Reproduce every line of the listing as written, apart from the pictures.

* BEGIN *

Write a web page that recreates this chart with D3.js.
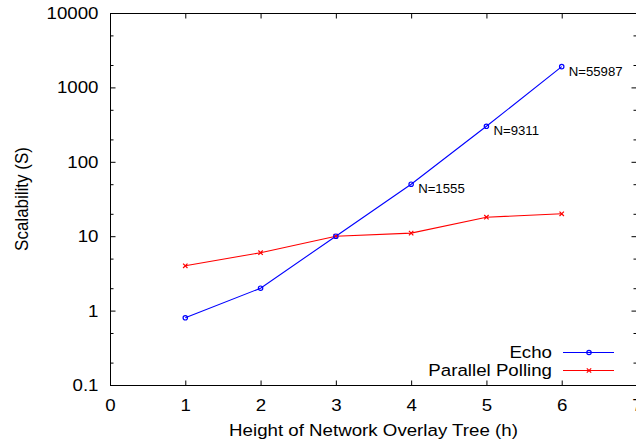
<!DOCTYPE html>
<html>
<head>
<meta charset="utf-8">
<script src="https://cdn.jsdelivr.net/npm/d3@7"></script>
<style>
  body { margin: 0; background: #fff; }
  text { font-family: "Liberation Sans", Arial, Helvetica, sans-serif; fill: #000; }
  .tick line { stroke: #000; }
</style>
</head>
<body>
<div id="chart"></div>
<script>
// data
var heights = [1, 2, 3, 4, 5, 6];
var echoValues = [0.8, 2, 10, 50, 300, 1900];
var pollingValues = [4, 6, 10, 11, 18, 20];
var nodeLabels = ["", "", "", "N=1555", "N=9311", "N=55987"];
var xTickValues = [0, 1, 2, 3, 4, 5, 6, 7];
var yTickValues = [0.1, 1, 10, 100, 1000, 10000];
var yTickLabels = ["0.1", "1", "10", "100", "1000", "10000"];
var yMinorValues = [0.2, 0.5, 2, 5, 20, 50, 200, 500, 2000, 5000];
var seriesNames = ["Echo", "Parallel Polling"];

var SX = 1.1; // the original text is a bit wider than it is tall

var width = 636, height = 443;
var margin = { left: 110, right: -1, top: 13, bottom: 58 };

var svg = d3.select("#chart").append("svg")
    .attr("width", width)
    .attr("height", height);

var x = d3.scaleLinear().domain([0, 7]).range([margin.left, width - margin.right]);
var y = d3.scaleLog().domain([0.1, 10000]).range([height - margin.bottom, margin.top]);

function stretch(sel) {
    sel.each(function () {
        var t = d3.select(this);
        var tx = +t.attr("x") || 0;
        t.attr("x", tx / SX).attr("transform", "scale(" + SX + ",1)");
    });
}

var yFmt = function (d) { return yTickLabels[yTickValues.indexOf(d)]; };

// left axis (ticks point inward)
var gy = svg.append("g")
    .attr("transform", "translate(" + (x(0) + 0.5) + ",0)")
    .call(d3.axisLeft(y).tickValues(yTickValues).tickFormat(yFmt).tickSize(-5).tickPadding(12));
gy.select(".domain").remove();
gy.selectAll("text").style("font-size", "17px").call(stretch);

svg.append("g")
    .attr("transform", "translate(" + (x(0) + 0.5) + ",0)")
    .call(d3.axisLeft(y).tickValues(yMinorValues).tickFormat("").tickSize(-3))
    .select(".domain").remove();

// right mirror
svg.append("g")
    .attr("transform", "translate(" + (x(7) - 0.5) + ",0)")
    .call(d3.axisRight(y).tickValues(yTickValues).tickFormat("").tickSize(-5))
    .select(".domain").remove();
svg.append("g")
    .attr("transform", "translate(" + (x(7) - 0.5) + ",0)")
    .call(d3.axisRight(y).tickValues(yMinorValues).tickFormat("").tickSize(-3))
    .select(".domain").remove();

// bottom axis
var gx = svg.append("g")
    .attr("transform", "translate(0," + (y(0.1) + 0.5) + ")")
    .call(d3.axisBottom(x).tickValues(xTickValues).tickFormat(d3.format("d")).tickSize(-5).tickPadding(13));
gx.select(".domain").remove();
gx.selectAll("text").style("font-size", "17px").call(stretch);

// top mirror
svg.append("g")
    .attr("transform", "translate(0," + (y(10000) + 0.5) + ")")
    .call(d3.axisTop(x).tickValues(xTickValues).tickFormat("").tickSize(-5))
    .select(".domain").remove();

// frame
svg.append("rect")
    .attr("x", x(0) + 0.5)
    .attr("y", y(10000) + 0.5)
    .attr("width", x(7) - x(0) - 1)
    .attr("height", y(0.1) - y(10000))
    .attr("fill", "none")
    .attr("stroke", "#000")
    .attr("stroke-width", 1);

// axis titles
svg.append("text")
    .attr("transform", "translate(28," + ((y(0.1) + y(10000)) / 2) + ") scale(" + SX + ",1) rotate(-90)")
    .attr("text-anchor", "middle")
    .style("font-size", "17px")
    .text("Scalability (S)");

svg.append("text")
    .attr("x", (x(0) + x(7)) / 2)
    .attr("y", 436)
    .attr("text-anchor", "middle")
    .style("font-size", "17px")
    .text("Height of Network Overlay Tree (h)")
    .call(stretch);

// series
var echoData = heights.map(function (h, i) { return { h: h, v: echoValues[i], label: nodeLabels[i] }; });
var pollData = heights.map(function (h, i) { return { h: h, v: pollingValues[i] }; });

var line = d3.line()
    .x(function (d) { return x(d.h); })
    .y(function (d) { return y(d.v); });

svg.append("path")
    .datum(pollData)
    .attr("d", line)
    .attr("fill", "none")
    .attr("stroke", "#ff0000")
    .attr("stroke-width", 1.1);

svg.append("path")
    .datum(echoData)
    .attr("d", line)
    .attr("fill", "none")
    .attr("stroke", "#0000ff")
    .attr("stroke-width", 1.1);

function crossPath(cx, cy) {
    var s = 2.2;
    return "M" + (cx - s) + "," + (cy - s) + "L" + (cx + s) + "," + (cy + s) +
        "M" + (cx - s) + "," + (cy + s) + "L" + (cx + s) + "," + (cy - s);
}

svg.selectAll(".poll-mark")
    .data(pollData)
    .enter().append("path")
    .attr("class", "poll-mark")
    .attr("d", function (d) { return crossPath(x(d.h), y(d.v)); })
    .attr("stroke", "#ff0000")
    .attr("stroke-width", 1.2);

svg.selectAll(".echo-mark")
    .data(echoData)
    .enter().append("circle")
    .attr("class", "echo-mark")
    .attr("cx", function (d) { return x(d.h); })
    .attr("cy", function (d) { return y(d.v); })
    .attr("r", 2.2)
    .attr("fill", "none")
    .attr("stroke", "#0000ff")
    .attr("stroke-width", 1.2);

svg.selectAll(".node-label")
    .data(echoData.filter(function (d) { return d.label; }))
    .enter().append("text")
    .attr("class", "node-label")
    .attr("x", function (d) { return x(d.h) + 7; })
    .attr("y", function (d) { return y(d.v) + 9; })
    .style("font-size", "12px")
    .text(function (d) { return d.label; })
    .call(stretch);

// legend
var legend = svg.append("g");
seriesNames.forEach(function (name, i) {
    var ly = 352.5 + i * 18;
    var color = i === 0 ? "#0000ff" : "#ff0000";
    legend.append("text")
        .attr("x", 552)
        .attr("y", ly + 6)
        .attr("text-anchor", "end")
        .style("font-size", "17px")
        .text(name)
        .call(stretch);
    legend.append("line")
        .attr("x1", 563).attr("x2", 614)
        .attr("y1", ly).attr("y2", ly)
        .attr("stroke", color)
        .attr("stroke-width", 1.1);
    if (i === 0) {
        legend.append("circle")
            .attr("cx", 589).attr("cy", ly).attr("r", 2.2)
            .attr("fill", "none").attr("stroke", color).attr("stroke-width", 1.2);
    } else {
        legend.append("path")
            .attr("d", crossPath(589, ly))
            .attr("stroke", color).attr("stroke-width", 1.2);
    }
});
</script>
</body>
</html>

* END *

### Reply
Write a web page that recreates this chart with D3.js.
<!DOCTYPE html>
<html>
<head>
<meta charset="utf-8">
<script src="https://cdn.jsdelivr.net/npm/d3@7"></script>
<style>
  body { margin: 0; background: #fff; }
  text { font-family: "Liberation Sans", Arial, Helvetica, sans-serif; fill: #000; }
  .tick line { stroke: #000; }
</style>
</head>
<body>
<div id="chart"></div>
<script>
// data
var heights = [1, 2, 3, 4, 5, 6];
var echoValues = [0.8, 2, 10, 50, 300, 1900];
var pollingValues = [4, 6, 10, 11, 18, 20];
var nodeLabels = ["", "", "", "N=1555", "N=9311", "N=55987"];
var xTickValues = [0, 1, 2, 3, 4, 5, 6, 7];
var yTickValues = [0.1, 1, 10, 100, 1000, 10000];
var yTickLabels = ["0.1", "1", "10", "100", "1000", "10000"];
var yMinorValues = [0.2, 0.5, 2, 5, 20, 50, 200, 500, 2000, 5000];
var seriesNames = ["Echo", "Parallel Polling"];

var SX = 1.1; // the original text is a bit wider than it is tall

var width = 636, height = 443;
var margin = { left: 110, right: -1, top: 13, bottom: 58 };

var svg = d3.select("#chart").append("svg")
    .attr("width", width)
    .attr("height", height);

var x = d3.scaleLinear().domain([0, 7]).range([margin.left, width - margin.right]);
var y = d3.scaleLog().domain([0.1, 10000]).range([height - margin.bottom, margin.top]);

function stretch(sel) {
    sel.each(function () {
        var t = d3.select(this);
        var tx = +t.attr("x") || 0;
        t.attr("x", tx / SX).attr("transform", "scale(" + SX + ",1)");
    });
}

var yFmt = function (d) { return yTickLabels[yTickValues.indexOf(d)]; };

// left axis (ticks point inward)
var gy = svg.append("g")
    .attr("transform", "translate(" + (x(0) + 0.5) + ",0)")
    .call(d3.axisLeft(y).tickValues(yTickValues).tickFormat(yFmt).tickSize(-5).tickPadding(12));
gy.select(".domain").remove();
gy.selectAll("text").style("font-size", "17px").call(stretch);

svg.append("g")
    .attr("transform", "translate(" + (x(0) + 0.5) + ",0)")
    .call(d3.axisLeft(y).tickValues(yMinorValues).tickFormat("").tickSize(-3))
    .select(".domain").remove();

// right mirror
svg.append("g")
    .attr("transform", "translate(" + (x(7) - 0.5) + ",0)")
    .call(d3.axisRight(y).tickValues(yTickValues).tickFormat("").tickSize(-5))
    .select(".domain").remove();
svg.append("g")
    .attr("transform", "translate(" + (x(7) - 0.5) + ",0)")
    .call(d3.axisRight(y).tickValues(yMinorValues).tickFormat("").tickSize(-3))
    .select(".domain").remove();

// bottom axis
var gx = svg.append("g")
    .attr("transform", "translate(0," + (y(0.1) + 0.5) + ")")
    .call(d3.axisBottom(x).tickValues(xTickValues).tickFormat(d3.format("d")).tickSize(-5).tickPadding(13));
gx.select(".domain").remove();
gx.selectAll("text").style("font-size", "17px").call(stretch);

// top mirror
svg.append("g")
    .attr("transform", "translate(0," + (y(10000) + 0.5) + ")")
    .call(d3.axisTop(x).tickValues(xTickValues).tickFormat("").tickSize(-5))
    .select(".domain").remove();

// frame
svg.append("rect")
    .attr("x", x(0) + 0.5)
    .attr("y", y(10000) + 0.5)
    .attr("width", x(7) - x(0) - 1)
    .attr("height", y(0.1) - y(10000))
    .attr("fill", "none")
    .attr("stroke", "#000")
    .attr("stroke-width", 1);

// axis titles
svg.append("text")
    .attr("transform", "translate(28," + ((y(0.1) + y(10000)) / 2) + ") scale(" + SX + ",1) rotate(-90)")
    .attr("text-anchor", "middle")
    .style("font-size", "17px")
    .text("Scalability (S)");

svg.append("text")
    .attr("x", (x(0) + x(7)) / 2)
    .attr("y", 436)
    .attr("text-anchor", "middle")
    .style("font-size", "17px")
    .text("Height of Network Overlay Tree (h)")
    .call(stretch);

// series
var echoData = heights.map(function (h, i) { return { h: h, v: echoValues[i], label: nodeLabels[i] }; });
var pollData = heights.map(function (h, i) { return { h: h, v: pollingValues[i] }; });

var line = d3.line()
    .x(function (d) { return x(d.h); })
    .y(function (d) { return y(d.v); });

svg.append("path")
    .datum(pollData)
    .attr("d", line)
    .attr("fill", "none")
    .attr("stroke", "#ff0000")
    .attr("stroke-width", 1.1);

svg.append("path")
    .datum(echoData)
    .attr("d", line)
    .attr("fill", "none")
    .attr("stroke", "#0000ff")
    .attr("stroke-width", 1.1);

function crossPath(cx, cy) {
    var s = 2.2;
    return "M" + (cx - s) + "," + (cy - s) + "L" + (cx + s) + "," + (cy + s) +
        "M" + (cx - s) + "," + (cy + s) + "L" + (cx + s) + "," + (cy - s);
}

svg.selectAll(".poll-mark")
    .data(pollData)
    .enter().append("path")
    .attr("class", "poll-mark")
    .attr("d", function (d) { return crossPath(x(d.h), y(d.v)); })
    .attr("stroke", "#ff0000")
    .attr("stroke-width", 1.2);

svg.selectAll(".echo-mark")
    .data(echoData)
    .enter().append("circle")
    .attr("class", "echo-mark")
    .attr("cx", function (d) { return x(d.h); })
    .attr("cy", function (d) { return y(d.v); })
    .attr("r", 2.2)
    .attr("fill", "none")
    .attr("stroke", "#0000ff")
    .attr("stroke-width", 1.2);

svg.selectAll(".node-label")
    .data(echoData.filter(function (d) { return d.label; }))
    .enter().append("text")
    .attr("class", "node-label")
    .attr("x", function (d) { return x(d.h) + 7; })
    .attr("y", function (d) { return y(d.v) + 9; })
    .style("font-size", "12px")
    .text(function (d) { return d.label; })
    .call(stretch);

// legend
var legend = svg.append("g");
seriesNames.forEach(function (name, i) {
    var ly = 352.5 + i * 18;
    var color = i === 0 ? "#0000ff" : "#ff0000";
    legend.append("text")
        .attr("x", 552)
        .attr("y", ly + 6)
        .attr("text-anchor", "end")
        .style("font-size", "17px")
        .text(name)
        .call(stretch);
    legend.append("line")
        .attr("x1", 563).attr("x2", 614)
        .attr("y1", ly).attr("y2", ly)
        .attr("stroke", color)
        .attr("stroke-width", 1.1);
    if (i === 0) {
        legend.append("circle")
            .attr("cx", 589).attr("cy", ly).attr("r", 2.2)
            .attr("fill", "none").attr("stroke", color).attr("stroke-width", 1.2);
    } else {
        legend.append("path")
            .attr("d", crossPath(589, ly))
            .attr("stroke", color).attr("stroke-width", 1.2);
    }
});
</script>
</body>
</html>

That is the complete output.